## Required task
Show each line from the listing that includes the word "Write".

--------------------------------

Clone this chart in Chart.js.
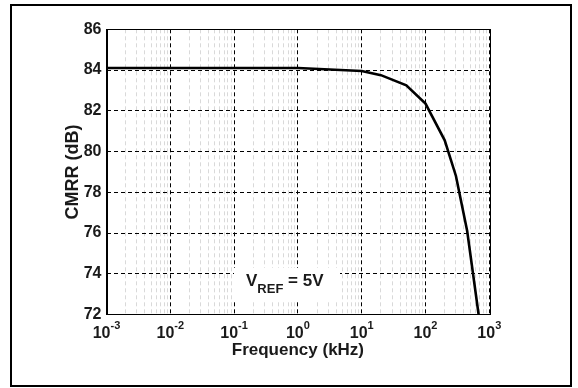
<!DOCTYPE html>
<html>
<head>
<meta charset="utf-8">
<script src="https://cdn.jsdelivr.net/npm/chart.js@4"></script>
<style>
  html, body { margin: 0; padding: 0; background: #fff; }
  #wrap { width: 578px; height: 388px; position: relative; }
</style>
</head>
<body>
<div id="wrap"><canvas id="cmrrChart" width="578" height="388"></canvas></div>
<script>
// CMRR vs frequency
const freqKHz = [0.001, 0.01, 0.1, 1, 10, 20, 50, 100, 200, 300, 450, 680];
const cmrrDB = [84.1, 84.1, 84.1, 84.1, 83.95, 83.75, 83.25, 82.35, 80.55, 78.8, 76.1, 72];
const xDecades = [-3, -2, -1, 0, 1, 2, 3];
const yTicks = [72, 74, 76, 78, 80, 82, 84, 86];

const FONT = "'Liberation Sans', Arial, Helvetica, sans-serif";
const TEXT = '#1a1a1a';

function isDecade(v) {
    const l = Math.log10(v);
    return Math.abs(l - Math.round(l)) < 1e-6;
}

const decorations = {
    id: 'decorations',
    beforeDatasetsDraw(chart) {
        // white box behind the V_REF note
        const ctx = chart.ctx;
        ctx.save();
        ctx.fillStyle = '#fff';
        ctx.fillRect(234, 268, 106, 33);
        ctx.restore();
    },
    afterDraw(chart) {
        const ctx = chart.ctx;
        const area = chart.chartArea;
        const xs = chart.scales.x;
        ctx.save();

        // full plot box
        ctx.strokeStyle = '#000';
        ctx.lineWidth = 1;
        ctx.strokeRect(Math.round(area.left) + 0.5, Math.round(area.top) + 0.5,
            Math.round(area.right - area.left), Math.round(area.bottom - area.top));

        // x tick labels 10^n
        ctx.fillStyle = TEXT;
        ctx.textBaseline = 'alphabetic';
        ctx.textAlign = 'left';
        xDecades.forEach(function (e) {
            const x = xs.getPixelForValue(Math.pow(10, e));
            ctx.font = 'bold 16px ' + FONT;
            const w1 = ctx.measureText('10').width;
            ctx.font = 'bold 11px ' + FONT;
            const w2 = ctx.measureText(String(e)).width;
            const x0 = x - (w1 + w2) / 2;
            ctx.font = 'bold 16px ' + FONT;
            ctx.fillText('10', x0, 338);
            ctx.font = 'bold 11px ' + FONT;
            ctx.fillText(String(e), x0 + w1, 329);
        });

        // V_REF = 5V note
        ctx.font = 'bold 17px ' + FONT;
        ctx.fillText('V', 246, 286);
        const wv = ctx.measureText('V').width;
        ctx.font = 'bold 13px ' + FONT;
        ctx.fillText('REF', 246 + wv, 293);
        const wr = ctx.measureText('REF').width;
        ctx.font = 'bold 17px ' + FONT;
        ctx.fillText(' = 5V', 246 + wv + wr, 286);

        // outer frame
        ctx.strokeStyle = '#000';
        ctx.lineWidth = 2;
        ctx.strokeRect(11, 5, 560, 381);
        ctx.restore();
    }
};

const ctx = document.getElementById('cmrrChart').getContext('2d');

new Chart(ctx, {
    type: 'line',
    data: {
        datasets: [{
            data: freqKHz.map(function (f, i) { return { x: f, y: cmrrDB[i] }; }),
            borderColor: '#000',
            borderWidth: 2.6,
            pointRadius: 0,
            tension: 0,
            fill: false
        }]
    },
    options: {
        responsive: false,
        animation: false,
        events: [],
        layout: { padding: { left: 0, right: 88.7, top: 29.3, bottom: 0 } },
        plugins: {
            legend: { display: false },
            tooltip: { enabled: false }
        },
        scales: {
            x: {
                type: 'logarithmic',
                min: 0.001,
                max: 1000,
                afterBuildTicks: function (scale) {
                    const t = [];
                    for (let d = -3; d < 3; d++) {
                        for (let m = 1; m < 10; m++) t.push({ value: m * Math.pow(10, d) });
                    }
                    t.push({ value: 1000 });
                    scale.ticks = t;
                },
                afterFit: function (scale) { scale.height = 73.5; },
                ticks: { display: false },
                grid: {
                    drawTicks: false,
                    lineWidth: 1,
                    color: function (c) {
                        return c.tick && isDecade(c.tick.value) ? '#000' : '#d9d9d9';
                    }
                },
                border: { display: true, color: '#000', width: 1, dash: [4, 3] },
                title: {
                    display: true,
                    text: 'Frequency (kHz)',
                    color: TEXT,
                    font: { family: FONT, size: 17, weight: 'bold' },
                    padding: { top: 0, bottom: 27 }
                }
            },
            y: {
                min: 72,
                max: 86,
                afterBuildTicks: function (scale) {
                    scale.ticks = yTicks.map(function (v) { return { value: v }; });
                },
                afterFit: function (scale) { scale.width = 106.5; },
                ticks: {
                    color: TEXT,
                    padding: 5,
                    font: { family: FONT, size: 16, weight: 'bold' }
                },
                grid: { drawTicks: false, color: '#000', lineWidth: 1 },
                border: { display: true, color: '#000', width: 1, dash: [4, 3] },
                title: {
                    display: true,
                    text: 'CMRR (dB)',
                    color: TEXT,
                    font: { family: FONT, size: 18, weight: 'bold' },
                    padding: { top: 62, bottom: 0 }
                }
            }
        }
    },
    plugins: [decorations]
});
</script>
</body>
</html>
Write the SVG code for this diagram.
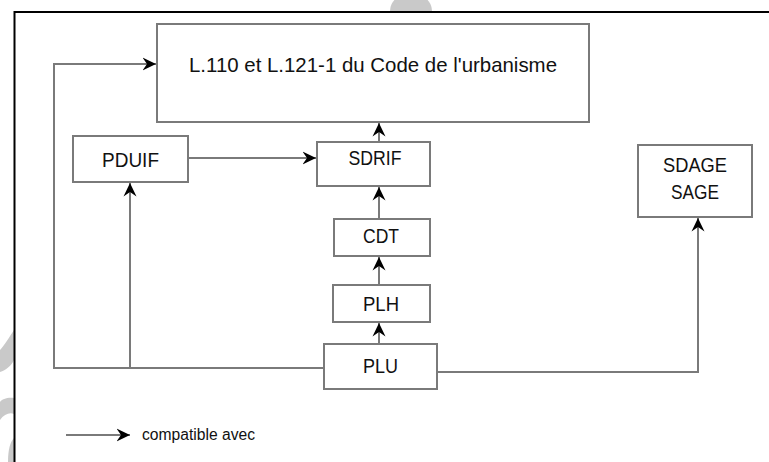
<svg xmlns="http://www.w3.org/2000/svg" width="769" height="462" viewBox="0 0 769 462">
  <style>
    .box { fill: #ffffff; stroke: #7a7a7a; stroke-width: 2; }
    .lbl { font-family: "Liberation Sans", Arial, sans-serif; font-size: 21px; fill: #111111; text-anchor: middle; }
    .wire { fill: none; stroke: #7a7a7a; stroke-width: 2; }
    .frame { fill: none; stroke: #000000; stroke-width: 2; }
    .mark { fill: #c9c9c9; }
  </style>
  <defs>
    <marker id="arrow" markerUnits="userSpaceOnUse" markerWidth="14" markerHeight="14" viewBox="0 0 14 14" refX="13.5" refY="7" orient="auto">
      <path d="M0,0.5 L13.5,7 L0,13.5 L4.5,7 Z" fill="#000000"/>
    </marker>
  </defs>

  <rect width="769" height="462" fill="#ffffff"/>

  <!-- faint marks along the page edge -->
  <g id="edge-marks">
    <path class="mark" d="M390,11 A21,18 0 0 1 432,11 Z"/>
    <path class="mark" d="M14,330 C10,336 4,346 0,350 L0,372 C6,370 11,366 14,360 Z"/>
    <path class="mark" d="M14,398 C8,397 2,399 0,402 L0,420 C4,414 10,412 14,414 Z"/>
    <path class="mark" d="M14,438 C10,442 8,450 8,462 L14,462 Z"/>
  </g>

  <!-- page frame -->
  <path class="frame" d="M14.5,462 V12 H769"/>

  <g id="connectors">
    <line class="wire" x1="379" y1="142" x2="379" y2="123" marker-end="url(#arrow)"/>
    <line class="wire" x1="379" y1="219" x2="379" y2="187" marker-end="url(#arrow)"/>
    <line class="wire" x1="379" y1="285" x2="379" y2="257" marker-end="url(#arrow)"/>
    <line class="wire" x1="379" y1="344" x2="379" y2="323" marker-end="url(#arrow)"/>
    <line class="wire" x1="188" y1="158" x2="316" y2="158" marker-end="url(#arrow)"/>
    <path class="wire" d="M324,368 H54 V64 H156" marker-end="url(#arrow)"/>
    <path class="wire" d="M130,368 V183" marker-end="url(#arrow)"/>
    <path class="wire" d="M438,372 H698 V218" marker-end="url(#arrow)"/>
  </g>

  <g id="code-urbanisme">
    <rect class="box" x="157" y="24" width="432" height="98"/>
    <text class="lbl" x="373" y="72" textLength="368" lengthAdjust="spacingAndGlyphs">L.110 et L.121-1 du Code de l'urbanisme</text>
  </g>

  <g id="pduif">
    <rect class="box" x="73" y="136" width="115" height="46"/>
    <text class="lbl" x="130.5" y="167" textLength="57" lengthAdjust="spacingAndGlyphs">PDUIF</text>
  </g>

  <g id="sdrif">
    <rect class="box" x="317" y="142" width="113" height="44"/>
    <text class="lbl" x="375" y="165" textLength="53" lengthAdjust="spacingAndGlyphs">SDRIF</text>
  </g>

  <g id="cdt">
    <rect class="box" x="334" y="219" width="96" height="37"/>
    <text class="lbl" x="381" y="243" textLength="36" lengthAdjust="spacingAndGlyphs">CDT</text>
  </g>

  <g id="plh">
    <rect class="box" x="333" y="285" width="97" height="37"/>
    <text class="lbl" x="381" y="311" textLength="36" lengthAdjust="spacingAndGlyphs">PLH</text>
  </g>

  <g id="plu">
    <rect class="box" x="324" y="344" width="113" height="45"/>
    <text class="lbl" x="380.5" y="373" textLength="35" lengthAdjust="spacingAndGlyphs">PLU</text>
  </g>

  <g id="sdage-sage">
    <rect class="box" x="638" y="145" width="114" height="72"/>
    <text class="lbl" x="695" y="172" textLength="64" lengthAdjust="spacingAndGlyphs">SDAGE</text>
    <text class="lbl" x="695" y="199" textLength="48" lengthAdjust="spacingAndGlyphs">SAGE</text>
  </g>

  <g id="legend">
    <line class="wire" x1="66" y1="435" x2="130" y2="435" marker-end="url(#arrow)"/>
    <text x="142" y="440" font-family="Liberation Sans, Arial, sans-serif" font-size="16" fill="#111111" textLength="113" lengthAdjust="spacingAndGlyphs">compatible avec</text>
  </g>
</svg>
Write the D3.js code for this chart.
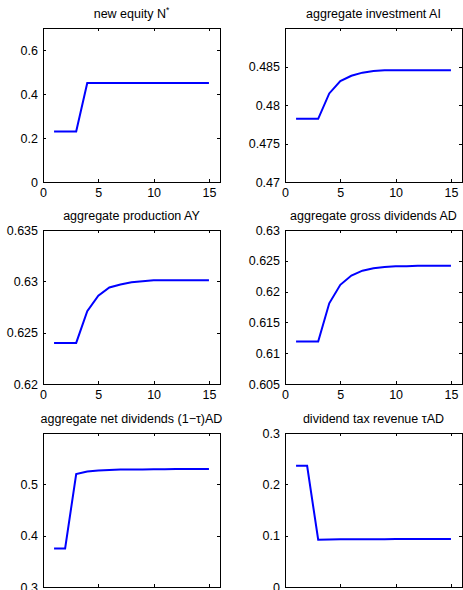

--------------------------------

## Task response
Write the SVG code for this diagram.
Write the D3.js code for this chart.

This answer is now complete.